* start *

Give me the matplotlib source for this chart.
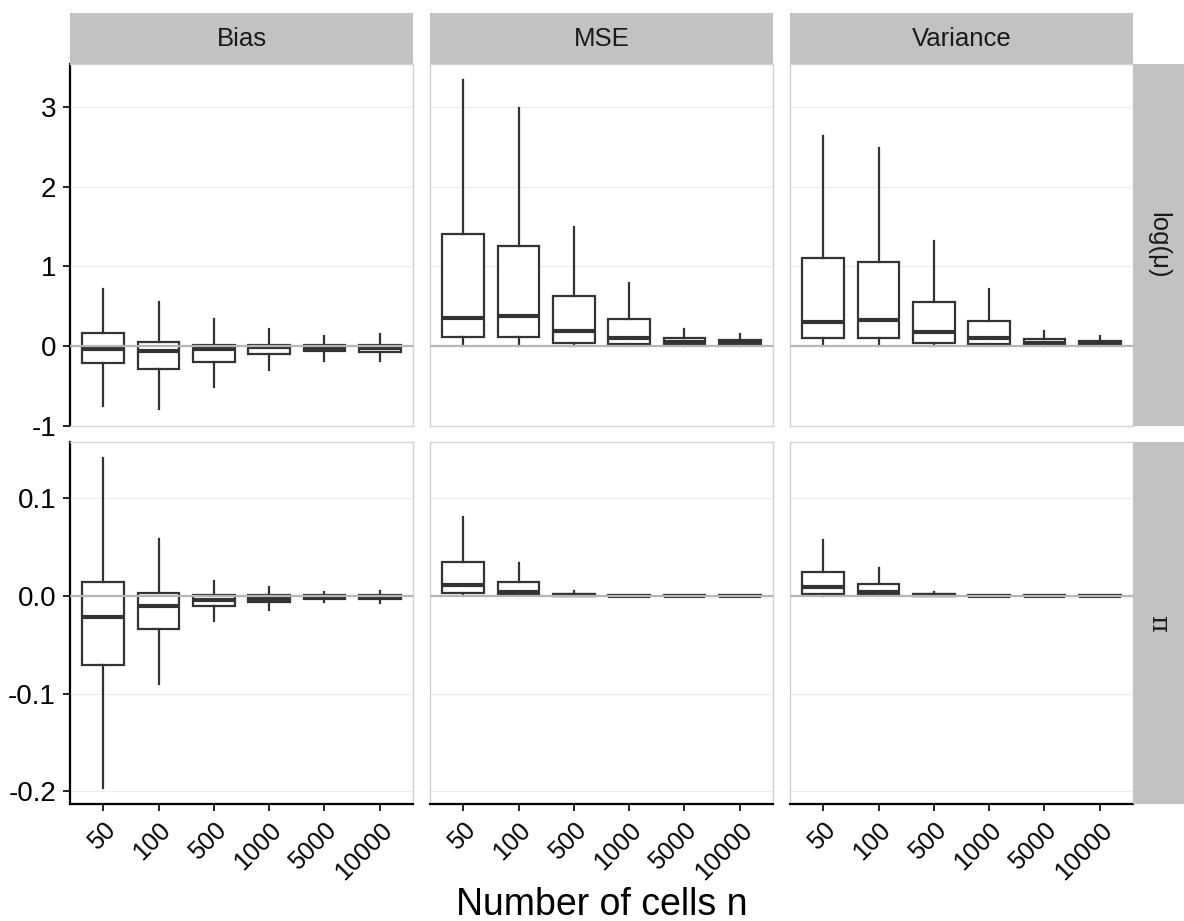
import matplotlib
matplotlib.use("Agg")
import matplotlib.pyplot as plt
from matplotlib.patches import Rectangle

plt.rcParams['font.family'] = ['Liberation Sans', 'DejaVu Sans']

# Sample sizes on the x axis
cells = ["50", "100", "500", "1000", "5000", "10000"]
metrics = ["Bias", "MSE", "Variance"]
params = ["log(μ)", "π"]

# Box summaries per panel, rows: lower whisker, Q1, median, Q3, upper whisker
mu_bias = [
    [-0.75, -0.79, -0.51, -0.30, -0.18, -0.19],
    [-0.21, -0.29, -0.20, -0.10, -0.06, -0.07],
    [-0.03, -0.06, -0.04, -0.01, -0.03, -0.02],
    [0.17, 0.05, 0.02, 0.02, 0.02, 0.02],
    [0.72, 0.56, 0.34, 0.22, 0.13, 0.15],
]
mu_mse = [
    [0.02, 0.01, 0.00, 0.00, 0.00, 0.00],
    [0.12, 0.11, 0.04, 0.03, 0.01, 0.01],
    [0.35, 0.38, 0.19, 0.10, 0.05, 0.04],
    [1.41, 1.26, 0.63, 0.34, 0.10, 0.075],
    [3.33, 2.98, 1.49, 0.79, 0.21, 0.15],
]
mu_var = [
    [0.01, 0.01, 0.00, 0.00, 0.00, 0.00],
    [0.10, 0.10, 0.04, 0.03, 0.01, 0.01],
    [0.30, 0.33, 0.18, 0.10, 0.04, 0.03],
    [1.11, 1.05, 0.56, 0.31, 0.09, 0.065],
    [2.63, 2.48, 1.32, 0.72, 0.19, 0.13],
]
pi_bias = [
    [-0.196, -0.090, -0.025, -0.0137, -0.0065, -0.007],
    [-0.070, -0.034, -0.0096, -0.0055, -0.0025, -0.0025],
    [-0.021, -0.010, -0.0035, -0.003, -0.0005, -0.0005],
    [0.0144, 0.003, 0.001, 0.001, 0.0008, 0.001],
    [0.141, 0.059, 0.0155, 0.0096, 0.0045, 0.0055],
]
pi_mse = [
    [0.0, 0.0, 0.0, 0.0, 0.0, 0.0],
    [0.0034, 0.0008, 0.0002, 0.0001, 0.0001, 0.0001],
    [0.0113, 0.004, 0.0008, 0.0003, 0.0003, 0.0003],
    [0.035, 0.0144, 0.002, 0.0008, 0.0008, 0.0008],
    [0.081, 0.0336, 0.0048, 0.0015, 0.0015, 0.0015],
]
pi_var = [
    [0.0, 0.0, 0.0, 0.0, 0.0, 0.0],
    [0.0024, 0.0008, 0.0002, 0.0001, 0.0001, 0.0001],
    [0.009, 0.0038, 0.0007, 0.0003, 0.0003, 0.0003],
    [0.025, 0.012, 0.0018, 0.0008, 0.0008, 0.0008],
    [0.0576, 0.0285, 0.0045, 0.0015, 0.0015, 0.0015],
]

panels = [[mu_bias, mu_mse, mu_var], [pi_bias, pi_mse, pi_var]]
yticks = [[-1, 0, 1, 2, 3], [-0.2, -0.1, 0.0, 0.1]]
yticklabels = [["-1", "0", "1", "2", "3"], ["-0.2", "-0.1", "0.0", "0.1"]]

W, H = 1184, 921
fig = plt.figure(figsize=(W / 100, H / 100), dpi=100)

col_left = [70, 430, 790]
col_w = 343
row_top = [64, 442]
row_h = 362
strip_top = 13
strip_right_w = 51

dark = "#333333"
border = "#d2d2d2"
strip_bg = "#c2c2c2"


def frac_rect(x0, y0, w, h):
    return [x0 / W, 1 - (y0 + h) / H, w / W, h / H]


for r, row in enumerate(panels):
    # shared y range for the row with 5% padding
    lo = min(min(p[0]) for p in row)
    hi = max(max(p[4]) for p in row)
    pad = 0.05 * (hi - lo)
    for c, stats in enumerate(row):
        ax = fig.add_axes(frac_rect(col_left[c], row_top[r], col_w, row_h))
        bxp_stats = []
        for i, lab in enumerate(cells):
            bxp_stats.append(dict(whislo=stats[0][i], q1=stats[1][i], med=stats[2][i],
                                  q3=stats[3][i], whishi=stats[4][i], label=lab, fliers=[]))
        ax.bxp(bxp_stats, positions=range(1, 7), widths=0.75, patch_artist=True,
               showfliers=False, showcaps=False,
               boxprops=dict(facecolor="white", edgecolor=dark, linewidth=1.6),
               whiskerprops=dict(color=dark, linewidth=1.6),
               medianprops=dict(color=dark, linewidth=3.0, solid_capstyle="butt"))
        ax.axhline(0, color="#b5b5b5", linewidth=1.6, zorder=5)
        ax.set_xlim(0.4, 6.6)
        ax.set_ylim(lo - pad, hi + pad)
        ax.set_yticks(yticks[r])
        ax.yaxis.grid(True, color="#ebebeb", linewidth=0.8)
        ax.xaxis.grid(False)
        ax.set_axisbelow(True)
        for s in ax.spines.values():
            s.set_color(border)
            s.set_linewidth(1.0)
        if c == 0:
            ax.spines["left"].set_color("black")
            ax.spines["left"].set_linewidth(1.6)
            ax.set_yticklabels(yticklabels[r], fontsize=20, color="black")
            ax.tick_params(axis="y", length=5, width=1.2, color="black", pad=5)
        else:
            ax.tick_params(axis="y", length=0, labelleft=False)
        if r == 1:
            ax.spines["bottom"].set_color("black")
            ax.spines["bottom"].set_linewidth(1.6)
            ax.set_xticks(range(1, 7))
            ax.set_xticklabels(cells, fontsize=18, rotation=45, ha="right",
                               va="top", rotation_mode="anchor", color="black")
            ax.tick_params(axis="x", length=5, width=1.2, color="black", pad=5)
            for t in ax.get_xticklabels():
                t.set_x(t.get_position()[0])
        else:
            ax.set_xticks(range(1, 7))
            ax.tick_params(axis="x", length=0, labelbottom=False)

        # column strip on top
        if r == 0:
            sax = fig.add_axes(frac_rect(col_left[c], strip_top, col_w, row_top[0] - strip_top))
            sax.add_patch(Rectangle((0, 0), 1, 1, facecolor=strip_bg, edgecolor="none",
                                    transform=sax.transAxes))
            sax.text(0.5, 0.5, metrics[c], ha="center", va="center", fontsize=18.5,
                     color="#1a1a1a", transform=sax.transAxes)
            sax.set_axis_off()

    # row strip on the right
    rax = fig.add_axes(frac_rect(col_left[2] + col_w, row_top[r], strip_right_w, row_h))
    rax.add_patch(Rectangle((0, 0), 1, 1, facecolor=strip_bg, edgecolor="none",
                            transform=rax.transAxes))
    rax.text(0.5, 0.5, params[r], ha="center", va="center", fontsize=18.5, rotation=-90,
             color="#1a1a1a", transform=rax.transAxes,
             family=['Liberation Sans', 'DejaVu Sans'] if r == 0 else ['DejaVu Serif'])
    rax.set_axis_off()

fig.text((col_left[0] + col_left[2] + col_w) / 2 / W, 1 - 905 / H, "Number of cells n",
         ha="center", va="center", fontsize=27, color="black")

fig.savefig("out.png", dpi=100, facecolor="white")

* end *

TASK STATEMENT
Find the lines that include the string "matplotlib", then copy each of them.

WRITTEN ANSWER
Give me the matplotlib source for this chart.
import matplotlib
matplotlib.use("Agg")
import matplotlib.pyplot as plt
from matplotlib.patches import Rectangle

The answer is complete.